В. А. Иванников пишет: «Признание усиления мотивации главной функцией воли отмечалось еще в работах прошлого века и сегодня содержится в работах самых разных авторов. Для объяснения этого феномена воли предлагались различные решения, но наибольшее распространение получила гипотеза о волевом усилии, исходящем от личности». И далее В. А. Иванников ставит вопрос: «Не является ли понятие волевого усилия остатком от постепенного наступления экспериментальных исследований на выяснение природы и механизмов побуждения личностной активности, остатком, не нашедшим пока еще своего объяснения и экспериментальных приемов исследования?… Попытки оправдать введение понятия волевого усилия, исходящего от личности, необходимостью признания собственной активности личности, не вытекающей из наличной ситуации, вряд ли являются состоятельными… Задача заключается не в том, чтобы ввести еще одно побуждающее начало, а в том, чтобы через имеющиеся механизмы найти возможность объяснения свободной самостоятельной активности личности» [1985, с. 50].

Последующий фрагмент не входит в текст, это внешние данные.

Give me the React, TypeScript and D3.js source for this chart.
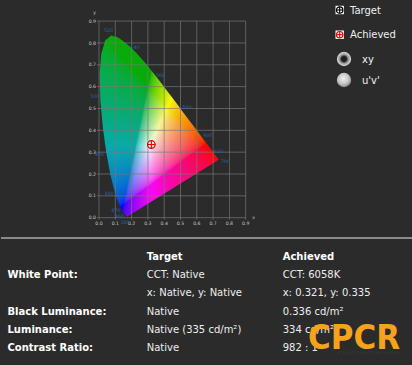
import React, { useMemo } from "react";
import * as d3 from "d3";

// CIE 1931 spectral locus (wavelength nm, x, y)
const WAVELENGTHS = [380,385,390,395,400,405,410,415,420,425,430,435,440,445,450,455,460,465,470,475,480,485,490,495,500,505,510,515,520,525,530,535,540,545,550,555,560,565,570,575,580,585,590,595,600,605,610,615,620,625,630,635,640,645,650,655,660,665,670,675,680,685,690,695,700];
const LOCUS_X = [0.1741,0.1740,0.1738,0.1736,0.1733,0.1730,0.1726,0.1721,0.1714,0.1703,0.1689,0.1669,0.1644,0.1611,0.1566,0.1510,0.1440,0.1355,0.1241,0.1096,0.0913,0.0687,0.0454,0.0235,0.0082,0.0039,0.0139,0.0389,0.0743,0.1142,0.1547,0.1929,0.2296,0.2658,0.3016,0.3373,0.3731,0.4087,0.4441,0.4788,0.5125,0.5448,0.5752,0.6029,0.6270,0.6482,0.6658,0.6801,0.6915,0.7006,0.7079,0.7140,0.7190,0.7230,0.7260,0.7283,0.7300,0.7311,0.7320,0.7327,0.7334,0.7340,0.7344,0.7346,0.7347];
const LOCUS_Y = [0.0050,0.0050,0.0049,0.0049,0.0048,0.0048,0.0048,0.0048,0.0051,0.0058,0.0069,0.0086,0.0109,0.0138,0.0177,0.0227,0.0297,0.0399,0.0578,0.0868,0.1327,0.2007,0.2950,0.4127,0.5384,0.6548,0.7502,0.8120,0.8338,0.8262,0.8059,0.7816,0.7543,0.7243,0.6923,0.6589,0.6245,0.5896,0.5547,0.5202,0.4866,0.4544,0.4242,0.3965,0.3725,0.3514,0.3340,0.3197,0.3083,0.2993,0.2920,0.2859,0.2809,0.2770,0.2740,0.2717,0.2700,0.2689,0.2680,0.2673,0.2666,0.2660,0.2656,0.2654,0.2653];
const LABELED_WAVELENGTHS = [380, 460, 470, 480, 490, 500, 520, 540, 560, 580, 600, 620, 700];

const TICKS = [0, 0.1, 0.2, 0.3, 0.4, 0.5, 0.6, 0.7, 0.8, 0.9];
const TICK_LABELS = ["0.0", "0.1", "0.2", "0.3", "0.4", "0.5", "0.6", "0.7", "0.8", "0.9"];

const ACHIEVED_X = 0.321;
const ACHIEVED_Y = 0.335;

const LEGEND_ITEMS = ["Target", "Achieved"];
const RADIO_ITEMS = ["xy", "u'v'"];

const COL_HEADERS = ["Target", "Achieved"];
const ROW_LABELS = ["White Point:", "", "Black Luminance:", "Luminance:", "Contrast Ratio:"];
const TARGET_VALUES = ["CCT: Native", "x: Native, y: Native", "Native", "Native (335 cd/m²)", "Native"];
const ACHIEVED_VALUES = ["CCT: 6058K", "x: 0.321, y: 0.335", "0.336 cd/m²", "334 cd/m²", "982 : 1"];

const W = 412;
const H = 365;
const BG = "#2b2b2b";
const FONT = "'DejaVu Sans', Verdana, sans-serif";

const xScale = d3.scaleLinear().domain([0, 0.9]).range([99, 245.7]);
const yScale = d3.scaleLinear().domain([0, 0.9]).range([217.7, 21.1]);

function xyToRgb(x: number, y: number): [number, number, number] {
  const Y = 1;
  const X = (x / y) * Y;
  const Z = ((1 - x - y) / y) * Y;
  let r = 3.2406 * X - 1.5372 * Y - 0.4986 * Z;
  let g = -0.9689 * X + 1.8758 * Y + 0.0415 * Z;
  let b = 0.0557 * X - 0.204 * Y + 1.057 * Z;
  r = Math.max(0, r);
  g = Math.max(0, g);
  b = Math.max(0, b);
  const m = Math.max(r, g, b) || 1;
  const gam = (c: number) => {
    c = c / m;
    return c <= 0.0031308 ? 12.92 * c : 1.055 * Math.pow(c, 1 / 2.4) - 0.055;
  };
  let R = gam(r), G = gam(g), B = gam(b);
  // muted greens, like the reference rendering
  const k = 1 - 0.32 * Math.max(0, G - R);
  R *= k; G *= k; B *= k;
  // slight overall softening of saturated colours
  const soft = (c: number) => c * 0.94 + 0.03;
  return [soft(R) * 255, soft(G) * 255, soft(B) * 255];
}

function useGamutImage() {
  return useMemo(() => {
    const x0 = xScale(0), x1 = xScale(0.76);
    const y0 = yScale(0.86), y1 = yScale(0);
    const s = 3;
    const w = Math.ceil((x1 - x0) * s);
    const h = Math.ceil((y1 - y0) * s);
    if (typeof document === "undefined") return null;
    const canvas = document.createElement("canvas");
    canvas.width = w;
    canvas.height = h;
    const ctx = canvas.getContext("2d");
    if (!ctx) return null;
    const img = ctx.createImageData(w, h);
    for (let j = 0; j < h; j++) {
      const dy = yScale.invert(y0 + (j + 0.5) / s);
      for (let i = 0; i < w; i++) {
        const dx = xScale.invert(x0 + (i + 0.5) / s);
        const k = (j * w + i) * 4;
        if (dy <= 0.001) {
          img.data[k + 3] = 0;
          continue;
        }
        const [r, g, b] = xyToRgb(dx, Math.max(dy, 0.003));
        img.data[k] = r;
        img.data[k + 1] = g;
        img.data[k + 2] = b;
        img.data[k + 3] = 255;
      }
    }
    ctx.putImageData(img, 0, 0);
    return { href: canvas.toDataURL(), x: x0, y: y0, w: w / s, h: h / s };
  }, []);
}

function CrossMarker({ cx, cy, r, color }: { cx: number; cy: number; r: number; color: string }) {
  return (
    <g>
      <circle cx={cx} cy={cy} r={r} fill="none" stroke={color} strokeWidth={1.2} />
      <line x1={cx - r} x2={cx + r} y1={cy} y2={cy} stroke={color} strokeWidth={1.1} />
      <line x1={cx} x2={cx} y1={cy - r} y2={cy + r} stroke={color} strokeWidth={1.1} />
    </g>
  );
}

export default function App() {
  const gamut = useGamutImage();
  const locusPts: [number, number][] = WAVELENGTHS.map((_, i) => [xScale(LOCUS_X[i]), yScale(LOCUS_Y[i])]);
  const locusPath = d3.line().curve(d3.curveLinearClosed)(locusPts) || "";

  const wx = xScale(1 / 3), wy = yScale(1 / 3);
  const labelPos = LABELED_WAVELENGTHS.map((wl) => {
    const i = WAVELENGTHS.indexOf(wl);
    const [px, py] = locusPts[i];
    const dx = px - wx, dy = py - wy;
    const len = Math.hypot(dx, dy) || 1;
    return { wl, x: px + (dx / len) * 7, y: py + (dy / len) * 6 };
  });

  const gridColor = "#7a7a7a";
  const rowY = (i: number) => 256 + i * 18.35;

  return (
    <svg width={W} height={H} style={{ position: "absolute", left: 0, top: 0, display: "block" }} fontFamily={FONT}>
      <defs>
        <clipPath id="locusClip">
          <path d={locusPath} />
        </clipPath>
        <radialGradient id="radioOff" cx="45%" cy="40%" r="60%">
          <stop offset="0%" stopColor="#f0f0f0" />
          <stop offset="60%" stopColor="#c8c8c8" />
          <stop offset="100%" stopColor="#8a8a8a" />
        </radialGradient>
        <radialGradient id="radioOn" cx="50%" cy="50%" r="55%">
          <stop offset="0%" stopColor="#111" />
          <stop offset="35%" stopColor="#2a2a2a" />
          <stop offset="55%" stopColor="#9a9a9a" />
          <stop offset="85%" stopColor="#cfcfcf" />
          <stop offset="100%" stopColor="#7d7d7d" />
        </radialGradient>
      </defs>
      <rect x={0} y={0} width={W} height={H} fill={BG} />

      {/* gamut fill */}
      {gamut && (
        <image
          href={gamut.href}
          x={gamut.x}
          y={gamut.y}
          width={gamut.w}
          height={gamut.h}
          preserveAspectRatio="none"
          clipPath="url(#locusClip)"
        />
      )}

      {/* grid */}
      <g>
        {TICKS.map((t) => (
          <line key={"v" + t} x1={xScale(t)} x2={xScale(t)} y1={yScale(0) + 2} y2={yScale(0.9)} stroke={gridColor} strokeWidth={0.8} opacity={0.85} />
        ))}
        {TICKS.map((t) => (
          <line key={"h" + t} x1={xScale(0) - 2} x2={xScale(0.9)} y1={yScale(t)} y2={yScale(t)} stroke={gridColor} strokeWidth={0.8} opacity={0.85} />
        ))}
      </g>

      {/* tick labels */}
      <g fontSize={4.6} fill="#c8c8c8">
        {TICKS.map((t, i) => (
          <text key={"xl" + t} x={xScale(t)} y={yScale(0) + 7.5} textAnchor="middle">
            {TICK_LABELS[i]}
          </text>
        ))}
        {TICKS.map((t, i) => (
          <text key={"yl" + t} x={xScale(0) - 3} y={yScale(t) + 1.6} textAnchor="end">
            {TICK_LABELS[i]}
          </text>
        ))}
        <text x={xScale(0) - 3} y={14} textAnchor="end">y</text>
        <text x={xScale(0.9) + 8} y={yScale(0) + 1} textAnchor="middle">x</text>
      </g>

      {/* wavelength labels */}
      <g fontSize={4.8} fill="#2a63a8">
        {labelPos.map((l) => (
          <text key={l.wl} x={l.x} y={l.y + 1.7} textAnchor="middle">
            {l.wl}
          </text>
        ))}
      </g>

      {/* achieved marker */}
      <CrossMarker cx={xScale(ACHIEVED_X)} cy={yScale(ACHIEVED_Y)} r={3.8} color="#e00000" />

      {/* legend */}
      <g>
        {LEGEND_ITEMS.map((name, i) => {
          const cy = 10 + i * 24.7;
          const color = i === 0 ? "#000" : "#e00000";
          return (
            <g key={name}>
              <rect x={335.5} y={cy - 4.2} width={8.4} height={8.4} fill="#fff" />
              <CrossMarker cx={339.7} cy={cy} r={3.2} color={color} />
              <text x={350} y={cy} dominantBaseline="central" fontSize={10} fill="#f0f0f0">
                {name}
              </text>
            </g>
          );
        })}
        {RADIO_ITEMS.map((name, i) => {
          const cy = 59 + i * 21;
          return (
            <g key={name}>
              <circle cx={344} cy={cy} r={7.2} fill={i === 0 ? "url(#radioOn)" : "url(#radioOff)"} />
              <text x={362} y={cy} dominantBaseline="central" fontSize={10} fill="#f0f0f0">
                {name}
              </text>
            </g>
          );
        })}
      </g>

      {/* separator */}
      <line x1={1} x2={W} y1={238} y2={238} stroke="#8a8a8a" strokeWidth={2} />

      {/* table */}
      <g fontSize={10} fill="#ffffff">
        {COL_HEADERS.map((h, i) => (
          <text key={h} x={i === 0 ? 146.7 : 282.7} y={rowY(0)} dominantBaseline="central" fontWeight="bold">
            {h}
          </text>
        ))}
        {ROW_LABELS.map((lab, i) => (
          <g key={i}>
            {lab && (
              <text x={7.5} y={rowY(i + 1)} dominantBaseline="central" fontWeight="bold">
                {lab}
              </text>
            )}
            <text x={146.7} y={rowY(i + 1)} dominantBaseline="central" fill="#eeeeee">
              {TARGET_VALUES[i]}
            </text>
            <text x={282.7} y={rowY(i + 1)} dominantBaseline="central" fill="#eeeeee">
              {ACHIEVED_VALUES[i]}
            </text>
          </g>
        ))}
      </g>

      {/* watermark */}
      <g>
        <text x={308} y={349} fontSize={34} fontWeight="bold" fill="#f7a21b" textLength={92} lengthAdjust="spacingAndGlyphs" fontFamily="'DejaVu Sans', sans-serif">
          CPCR
        </text>
        <text x={338} y={353.5} fontSize={3.6} fill="#3a3a3a" textLength={62} lengthAdjust="spacingAndGlyphs">
          CUSTOMPCREVIEW
        </text>
      </g>
    </svg>
  );
}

Развивая свои сомнения, В. А. Иванников пишет, что «наряду со сферой мотивации личность становится вторым источником побуждения к активности, причем в отличие от мотивов личность не только побуждает, но и тормозит активность. Возникающая при этом теоретическая неловкость, видимо, мало кого смущает, и в итоге получается, что побуждает и мотивационная сфера личности, и сама личность, произвольно создавая волевое усилие» [там же].

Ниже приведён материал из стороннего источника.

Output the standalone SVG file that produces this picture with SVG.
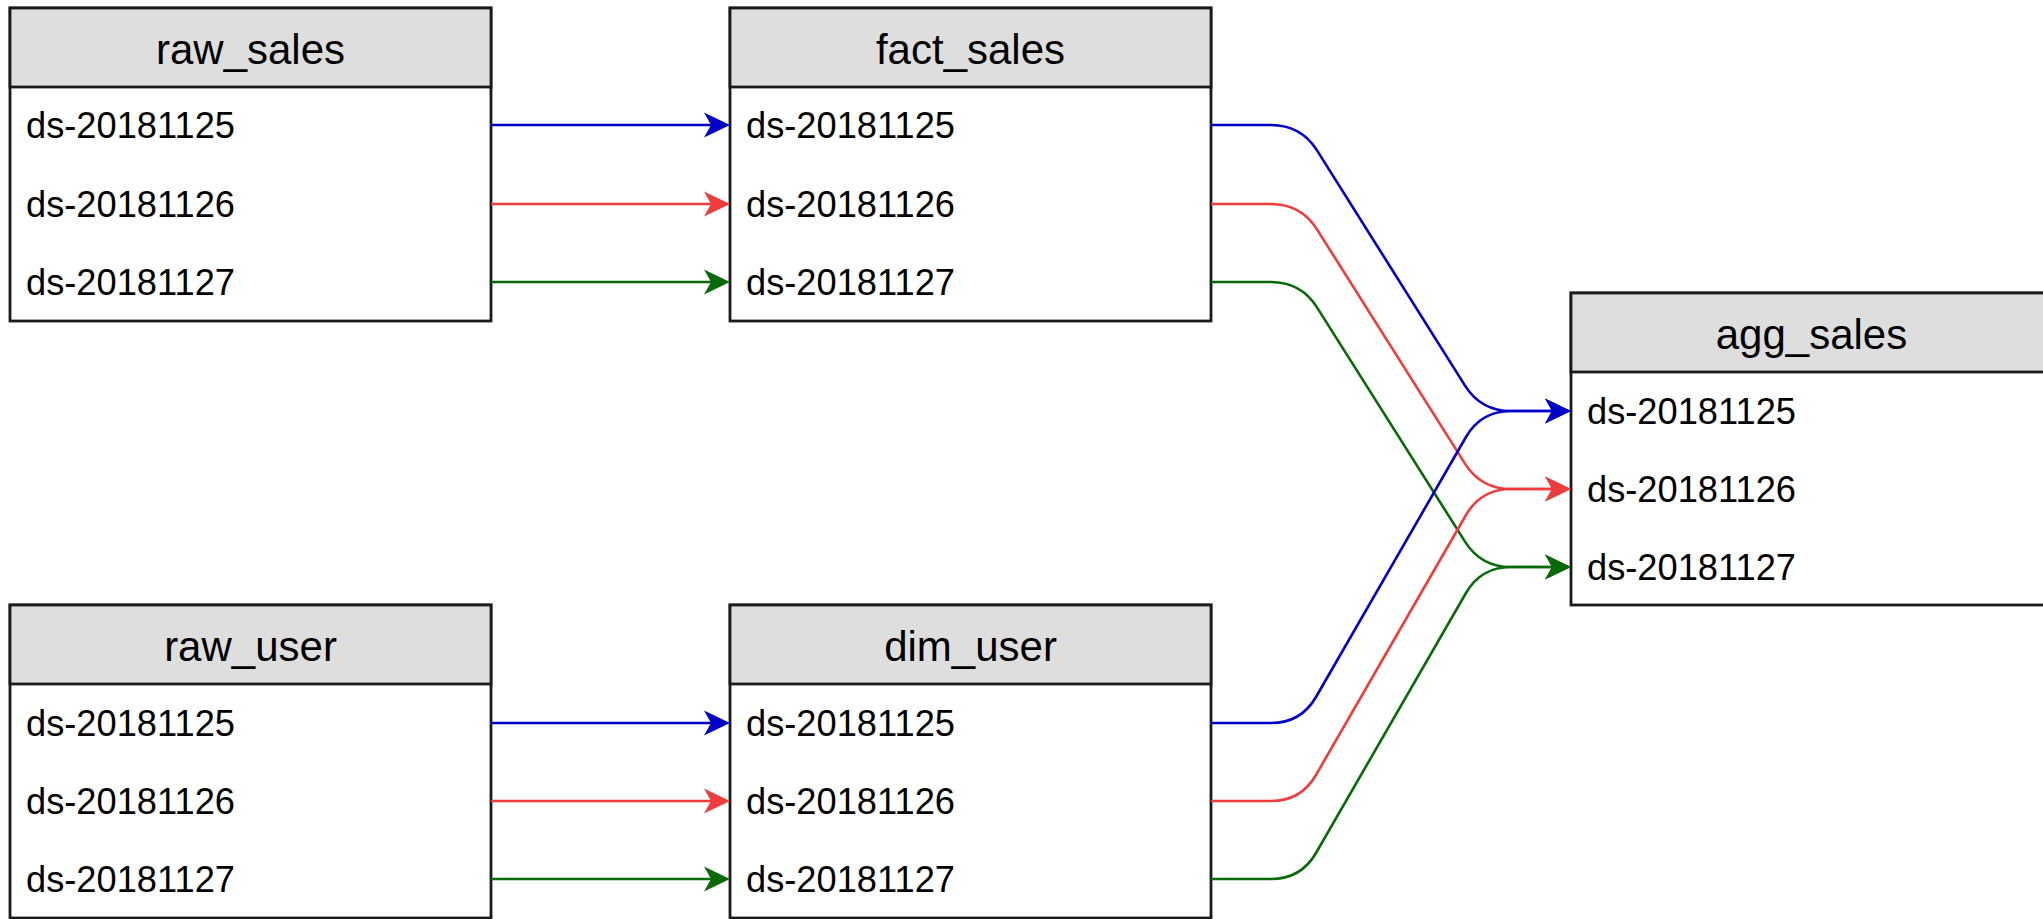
<svg xmlns="http://www.w3.org/2000/svg" width="2043" height="919" viewBox="0 0 2043 919">
<style>
.bg{fill:#ffffff}
.hdr{fill:#dedede;stroke:#1a1a1a;stroke-width:2.8}
.body{fill:#ffffff;stroke:#1a1a1a;stroke-width:2.8}
.title{font-family:"Liberation Sans",Arial,sans-serif;font-size:42px;fill:#000;text-anchor:middle}
.row{font-family:"Liberation Sans",Arial,sans-serif;font-size:36px;fill:#000}
.e{fill:none;stroke-width:2.6}
.b{stroke:#0000c8}
.r{stroke:#f03c3c}
.g{stroke:#0a6a0a}
</style>
<defs>
<marker id="mb" viewBox="0 0 26 26" markerWidth="26" markerHeight="26" refX="7" refY="13" orient="auto" markerUnits="userSpaceOnUse"><path d="M0,0.5 L26,13 L0,25.5 L7,13 Z" fill="#0000c8"/></marker>
<marker id="mr" viewBox="0 0 26 26" markerWidth="26" markerHeight="26" refX="7" refY="13" orient="auto" markerUnits="userSpaceOnUse"><path d="M0,0.5 L26,13 L0,25.5 L7,13 Z" fill="#f03c3c"/></marker>
<marker id="mg" viewBox="0 0 26 26" markerWidth="26" markerHeight="26" refX="7" refY="13" orient="auto" markerUnits="userSpaceOnUse"><path d="M0,0.5 L26,13 L0,25.5 L7,13 Z" fill="#0a6a0a"/></marker>
</defs>
<rect class="bg" x="0" y="0" width="2043" height="919"/>

<g id="raw_sales">
<rect class="body" x="10" y="8" width="481" height="313"/>
<rect class="hdr" x="10" y="8" width="481" height="79"/>
<text class="title" x="250.5" y="63.5">raw_sales</text>
<text class="row" x="26" y="138" textLength="209" lengthAdjust="spacingAndGlyphs">ds-20181125</text>
<text class="row" x="26" y="217" textLength="209" lengthAdjust="spacingAndGlyphs">ds-20181126</text>
<text class="row" x="26" y="295" textLength="209" lengthAdjust="spacingAndGlyphs">ds-20181127</text>
</g>

<g id="fact_sales">
<rect class="body" x="730" y="8" width="481" height="313"/>
<rect class="hdr" x="730" y="8" width="481" height="79"/>
<text class="title" x="970.5" y="63.5">fact_sales</text>
<text class="row" x="746" y="138" textLength="209" lengthAdjust="spacingAndGlyphs">ds-20181125</text>
<text class="row" x="746" y="217" textLength="209" lengthAdjust="spacingAndGlyphs">ds-20181126</text>
<text class="row" x="746" y="295" textLength="209" lengthAdjust="spacingAndGlyphs">ds-20181127</text>
</g>

<g id="agg_sales">
<rect class="body" x="1571" y="293" width="481" height="312"/>
<rect class="hdr" x="1571" y="293" width="481" height="79"/>
<text class="title" x="1811.5" y="348.5">agg_sales</text>
<text class="row" x="1587" y="424" textLength="209" lengthAdjust="spacingAndGlyphs">ds-20181125</text>
<text class="row" x="1587" y="502" textLength="209" lengthAdjust="spacingAndGlyphs">ds-20181126</text>
<text class="row" x="1587" y="580" textLength="209" lengthAdjust="spacingAndGlyphs">ds-20181127</text>
</g>

<g id="raw_user">
<rect class="body" x="10" y="605" width="481" height="313"/>
<rect class="hdr" x="10" y="605" width="481" height="79"/>
<text class="title" x="250.5" y="660.5">raw_user</text>
<text class="row" x="26" y="736" textLength="209" lengthAdjust="spacingAndGlyphs">ds-20181125</text>
<text class="row" x="26" y="814" textLength="209" lengthAdjust="spacingAndGlyphs">ds-20181126</text>
<text class="row" x="26" y="892" textLength="209" lengthAdjust="spacingAndGlyphs">ds-20181127</text>
</g>

<g id="dim_user">
<rect class="body" x="730" y="605" width="481" height="313"/>
<rect class="hdr" x="730" y="605" width="481" height="79"/>
<text class="title" x="970.5" y="660.5">dim_user</text>
<text class="row" x="746" y="736" textLength="209" lengthAdjust="spacingAndGlyphs">ds-20181125</text>
<text class="row" x="746" y="814" textLength="209" lengthAdjust="spacingAndGlyphs">ds-20181126</text>
<text class="row" x="746" y="892" textLength="209" lengthAdjust="spacingAndGlyphs">ds-20181127</text>
</g>

<g id="connectors">
<path class="e b" d="M491,125 L711,125" marker-end="url(#mb)"/>
<path class="e r" d="M491,204 L711,204" marker-end="url(#mr)"/>
<path class="e g" d="M491,282 L711,282" marker-end="url(#mg)"/>
<path class="e b" d="M491,723 L711,723" marker-end="url(#mb)"/>
<path class="e r" d="M491,801 L711,801" marker-end="url(#mr)"/>
<path class="e g" d="M491,879 L711,879" marker-end="url(#mg)"/>

<path class="e b" d="M1211,125 L1271,125 Q1301,125 1317,150.4 L1465,385.6 Q1481,411 1511,411 L1552,411" marker-end="url(#mb)"/>
<path class="e r" d="M1211,204 L1271,204 Q1301,204 1317,229.4 L1465,463.6 Q1481,489 1511,489 L1552,489" marker-end="url(#mr)"/>
<path class="e g" d="M1211,282 L1271,282 Q1301,282 1317,307.4 L1465,541.6 Q1481,567 1511,567 L1552,567" marker-end="url(#mg)"/>

<path class="e b" d="M1211,723 L1271,723 Q1301,723 1316,697 L1466,437 Q1481,411 1511,411 L1552,411" marker-end="url(#mb)"/>
<path class="e r" d="M1211,801 L1271,801 Q1301,801 1316,775 L1466,515 Q1481,489 1511,489 L1552,489" marker-end="url(#mr)"/>
<path class="e g" d="M1211,879 L1271,879 Q1301,879 1316,853 L1466,593 Q1481,567 1511,567 L1552,567" marker-end="url(#mg)"/>
</g>
</svg>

Мне представляется, что никакой неловкости, о которой говорит В. А. Иванников, в действительности нет и быть не может. Ведь возникшая у него неловкость основана на некорректном противопоставлении личности мотиву. Такое противопоставление появилось у автора, очевидно, потому, что за мотив он принял, вслед за А. Н. Леонтьевым, предмет удовлетворения потребности, который находится как бы за пределами личности. В действительности мотив есть личностное образование и одна из составляющих произвольного управления, т. е. воли в широком понимании, и поэтому противопоставлять мотив личности – это все равно, что противопоставлять часть целому. Личность управляет своим поведением как с помощью мотива, так и с помощью волевого усилия, между которыми, как отмечал В. И. Селиванов, действительно имеется качественное различие. Если мотив – это то, ради чего совершается действие, то волевое усилие – это то, посредством чего осуществляется действие в затрудненных условиях. Никто не действует, писал В. И. Селиванов (1974), ради волевого напряжения. Волевое усилие – лишь одно из необходимых средств реализации мотива.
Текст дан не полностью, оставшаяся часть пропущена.